A total of 8.3 per cent of people in Hull are claiming Jobseekers’ Allowance, more than twice the national average of 3.8 per cent.
But figures released by the Department for Work and Pensions (DWP) showed more than 2,000 jobs were available at Jobcentre Plus during a snapshot of the city one day in September.
The district manager for the DWP, Stuart Griffiths, said: “What I’m saying to people is successful job-seekers are on the ball. Especially at times of recession and tight labour markets, some people get the impression in their minds that there are no jobs about, so they stop looking and they end up long-term unemployed and it’s a self-fulfilling prophecy.
“I’m not saying to anybody jobs are easy to get but you’ve got to get onto these quickly. Unfortunately, some people maybe aren’t getting the right support or advice and are being left behind.
“Unemployment is not pleasant but if you get another job it’s not the end of the world – it’s when it becomes long-term that it’s a problem.

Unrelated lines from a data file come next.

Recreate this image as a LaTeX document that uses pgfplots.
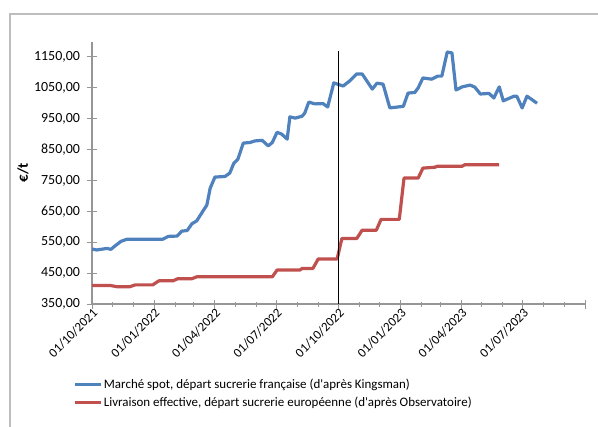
\documentclass[border=0pt]{standalone}
\usepackage{fontspec}
\setmainfont{Carlito}
\usepackage{pgfplots}
\pgfplotsset{compat=1.18}
\definecolor{spotblue}{RGB}{79,129,189}
\definecolor{livred}{RGB}{192,80,77}
\definecolor{axgray}{RGB}{150,150,150}
\definecolor{framegray}{RGB}{190,190,190}
\begin{document}
\begin{tikzpicture}
\useasboundingbox (0,0) rectangle (598bp,-427bp);
% cadre du graphique
\draw[framegray, line width=1.5bp] (10bp,-427bp) -- (10bp,-14bp) -- (598bp,-14bp);
\begin{axis}[
    at={(92bp,-304bp)}, anchor=south west,
    scale only axis,
    width=493bp, height=262.5bp,
    xmin=0, xmax=730,
    ymin=350, ymax=1200,
    axis x line=bottom, axis y line=left,
    axis line style={-, axgray, line width=1.2bp},
    tick style={axgray, line width=1bp},
    major tick length=9bp, minor tick length=5bp,
    xtick={0,92,182,273,365,457,547,638,730},
    xticklabels={01/10/2021,01/01/2022,01/04/2022,01/07/2022,01/10/2022,01/01/2023,01/04/2023,01/07/2023,},
    minor xtick={31,61,123,151,212,243,304,335,396,426,488,516,577,608,669,700},
    ytick={350,450,...,1150},
    /pgf/number format/assume math mode=true,
    yticklabel style={/pgf/number format/fixed, /pgf/number format/fixed zerofill,
        /pgf/number format/precision=2, /pgf/number format/use comma,
        /pgf/number format/1000 sep={}, font=\fontsize{14}{16}\selectfont, xshift=-4bp},
    xticklabel style={rotate=45, anchor=east, font=\fontsize{13}{15}\selectfont, xshift=4bp, yshift=-4bp},
    ylabel={\textbf{€/t}},
    ylabel style={at={(axis description cs:-0.14,0.5)}, anchor=center, font=\fontsize{15}{17}\selectfont},
    legend style={draw=none, fill=none, at={(axis description cs:-0.0385,-0.28)}, anchor=north west,
        font=\fontsize{13}{15}\selectfont, row sep=3.5bp, inner sep=0pt,
        nodes={inner sep=1.5bp}},
    legend cell align=left,
    legend image code/.code={\draw[#1] (0bp,0bp) -- (26bp,0bp);},
    clip=false,
]
% Marché spot (Kingsman)
\addplot[spotblue, line width=3.2bp, line join=round] coordinates {
(0,528) (7,525) (22,530) (28,527) (34,538) (43,553) (52,560) (105,560)
(113,569) (126,570) (133,586) (141,588) (148,610) (155,619) (164,650)
(170,670) (175,725) (182,761) (197,763) (204,774) (210,806) (216,819)
(224,871) (234,873) (241,878) (252,880) (261,862) (267,873) (274,906)
(281,900) (289,884) (293,956) (301,952) (311,958) (315,968) (321,1004)
(330,998) (342,999) (349,988) (358,1066) (366,1060) (372,1056) (382,1073)
(392,1095) (400,1095) (415,1046) (422,1065) (431,1062) (441,985) (461,990)
(468,1033) (478,1035) (483,1050) (490,1082) (503,1078) (512,1088) (518,1088)
(526,1166) (533,1163) (539,1043) (548,1053) (560,1059) (567,1052) (575,1030)
(588,1032) (595,1017) (603,1053) (609,1008) (625,1023) (629,1023) (637,985)
(644,1023) (652,1011) (659,1000)
};
\addlegendentry{Marché spot, départ sucrerie française (d\textquotesingle après Kingsman)}
% Livraison effective (Observatoire)
\addplot[livred, line width=3.2bp, line join=round] coordinates {
(0,410) (27,410) (37,406) (56,406) (64,412) (90,412) (99,425) (120,425)
(127,432) (148,432) (155,438) (267,438) (274,460) (308,460) (311,465)
(327,465) (335,496) (363,496) (370,562) (392,562) (400,589) (421,589)
(428,624) (455,624) (462,758) (483,758) (490,790) (508,793) (511,796)
(548,796) (552,801) (603,801)
};
\addlegendentry{Livraison effective, départ sucrerie européenne (d\textquotesingle après Observatoire)}
% repère 01/10/2022
\addplot[black, line width=0.9bp, forget plot] coordinates {(365,350) (365,1170)};
\end{axis}
\end{tikzpicture}
\end{document}
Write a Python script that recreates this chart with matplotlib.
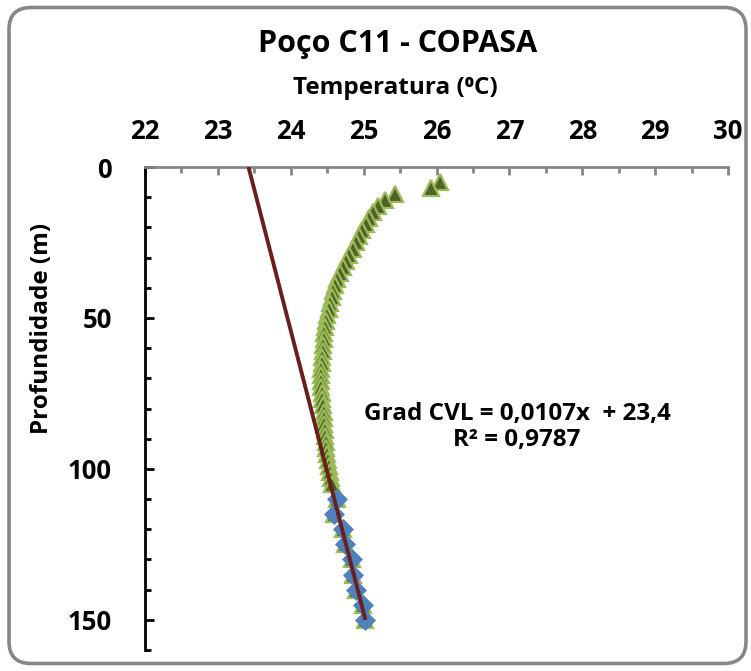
import matplotlib
matplotlib.use("Agg")
import matplotlib.pyplot as plt
from matplotlib.patches import FancyBboxPatch
from matplotlib.ticker import MultipleLocator
import numpy as np

plt.rcParams['font.family'] = ['Open Sans', 'DejaVu Sans']
plt.rcParams['font.weight'] = 'bold'

# ---- data ----
# full temperature log (triangles)
log_depth = [5, 7, 9, 11, 13, 15, 17, 19, 21, 23, 25, 27, 29,
             31, 33, 35, 37, 39, 41, 43, 45, 47, 49,
             51, 53, 55, 57, 59, 61, 63, 65, 67, 69,
             71, 73, 75, 77, 79, 81, 83, 85, 87, 89,
             91, 93, 95, 97, 99, 101, 103, 105,
             110, 115, 120, 125, 130, 135, 140, 145, 150]
log_temp = [26.05, 25.92, 25.43, 25.29, 25.20, 25.13, 25.07, 25.03, 24.98, 24.94, 24.90, 24.85, 24.80,
            24.76, 24.72, 24.68, 24.64, 24.61, 24.58, 24.56, 24.54, 24.52, 24.50,
            24.48, 24.47, 24.46, 24.45, 24.44, 24.44, 24.43, 24.43, 24.42, 24.42,
            24.42, 24.42, 24.43, 24.43, 24.44, 24.45, 24.45, 24.46, 24.47, 24.47,
            24.48, 24.49, 24.50, 24.51, 24.52, 24.54, 24.55, 24.57,
            24.63, 24.60, 24.72, 24.74, 24.84, 24.86, 24.90, 24.99, 25.02]

# deep section used for the gradient fit (diamonds)
cvl_depth = [110, 115, 120, 125, 130, 135, 140, 145, 150]
cvl_temp = [24.63, 24.60, 24.72, 24.74, 24.84, 24.86, 24.90, 24.99, 25.02]

x_ticks = [22, 23, 24, 25, 26, 27, 28, 29, 30]
y_ticks = [0, 50, 100, 150]

title = "Poço C11 - COPASA"
xlabel = "Temperatura (\u2070C)"
ylabel = "Profundidade (m)"
eq_text = "Grad CVL = 0,0107x  + 23,4\nR\u00b2 = 0,9787"

# ---- figure ----
W, H = 751, 671
fig = plt.figure(figsize=(W / 100, H / 100), dpi=100)

frame = FancyBboxPatch((0.09, 0.075), 7.37, 6.56,
                       boxstyle="round,pad=0,rounding_size=0.22",
                       transform=fig.dpi_scale_trans, fill=False,
                       edgecolor='#878787', linewidth=2.6, zorder=0)
fig.patches.append(frame)

ax = fig.add_axes([145 / W, 1 - 650 / H, (728 - 145) / W, (650 - 167) / H])
ax.set_facecolor('none')

ax.plot(log_temp, log_depth, linestyle='none', marker='^', markersize=12,
        markerfacecolor='#4F6228', markeredgecolor='#9BBB59', markeredgewidth=1.6,
        zorder=3, clip_on=False)
ax.plot(cvl_temp, cvl_depth, linestyle='none', marker='D', markersize=10,
        markerfacecolor='#4F81BD', markeredgecolor='#4F81BD', markeredgewidth=0.5,
        zorder=4, clip_on=False)

# linear trend (temperature vs depth) of the deep section
coef = np.polyfit(cvl_depth, cvl_temp, 1)
d_line = np.array([0, 150])
ax.plot(np.polyval(coef, d_line), d_line, color='#6A1E1E', linewidth=2.8, zorder=5,
        solid_capstyle='butt')

ax.set_xlim(22, 30)
ax.set_ylim(160, 0)

ax.xaxis.tick_top()
ax.xaxis.set_major_locator(MultipleLocator(1))
ax.xaxis.set_minor_locator(MultipleLocator(0.5))
ax.set_xticks(x_ticks)
ax.set_xticklabels([str(v) for v in x_ticks], fontsize=18.5, fontweight='bold')
ax.yaxis.set_minor_locator(MultipleLocator(10))
ax.set_yticks(y_ticks)
ax.set_yticklabels([str(v) for v in y_ticks], fontsize=18.5, fontweight='bold')

ax.tick_params(axis='x', which='major', direction='in', length=6, width=2,
               color='#868686', pad=16, top=True, bottom=False)
ax.tick_params(axis='x', which='minor', direction='in', length=4, width=2,
               color='#868686', top=True, bottom=False)
ax.tick_params(axis='y', which='major', direction='in', length=6.5, width=2,
               color='black', pad=24)
ax.tick_params(axis='y', which='minor', direction='in', length=4.5, width=2,
               color='black')

for s in ['right', 'bottom']:
    ax.spines[s].set_visible(False)
ax.spines['top'].set_color('#868686')
ax.spines['top'].set_linewidth(2)
ax.spines['left'].set_color('black')
ax.spines['left'].set_linewidth(2)

fig.text(398 / W, 1 - 44 / H, title, ha='center', va='center',
         fontsize=22, fontweight='bold')
fig.text(395 / W, 1 - 88 / H, xlabel, ha='center', va='center',
         fontsize=17.5, fontweight='bold')
fig.text(42 / W, 1 - 328 / H, ylabel, ha='center', va='center', rotation=90,
         fontsize=17.5, fontweight='bold')
fig.text(517 / W, 1 - 427 / H, eq_text, ha='center', va='center',
         fontsize=17.5, fontweight='bold', linespacing=1.15, multialignment='center')

fig.savefig("out.png", dpi=100)
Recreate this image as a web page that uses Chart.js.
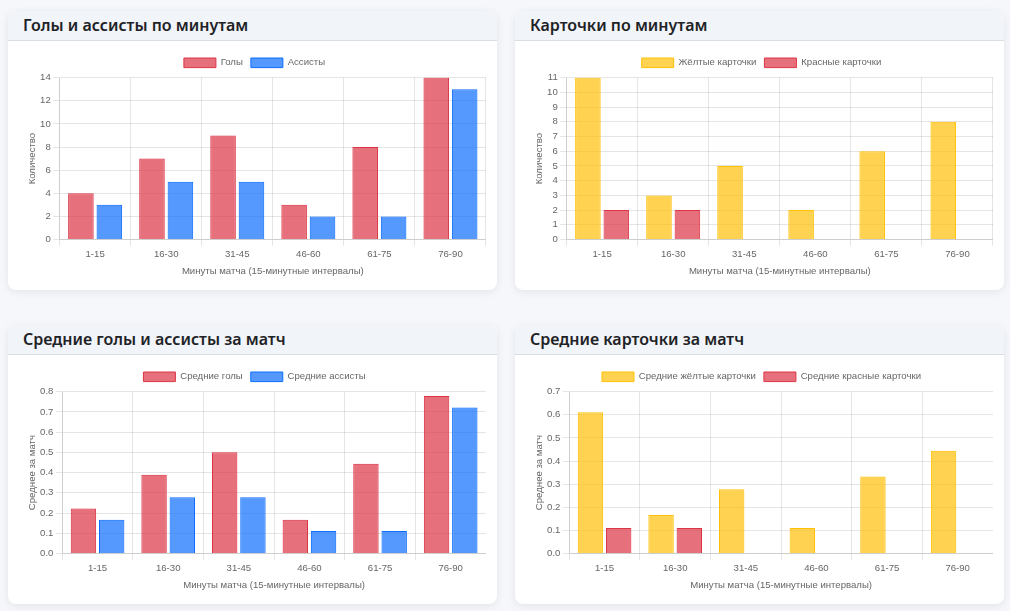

“Some people present themselves to employers and are not making the best of that opportunity. Somebody who understands how to dress appropriately and does some research on the company – a lot of employers appoint on attitude. I don’t think that’s controversial – it just makes sense.”
Mr Griffiths said some of the hardest posts to fill were for care assistants and jobs in call centres, but others available include potentially well-paid and attractive jobs such as HGV drivers, joiners and sales representatives. New figures on the labour market are due to be released by the Office for National Statistics today.
Unemployment figures in Hull could get worse after a number of major employers in the city and wider region recently announced plans to shed hundreds of jobs, including Seven Seas, Comet, and Kimberly Clark.
The city also has severe problems with youth unemployment and a big reliance on the public sector, with more job losses expected at the city council over the coming months.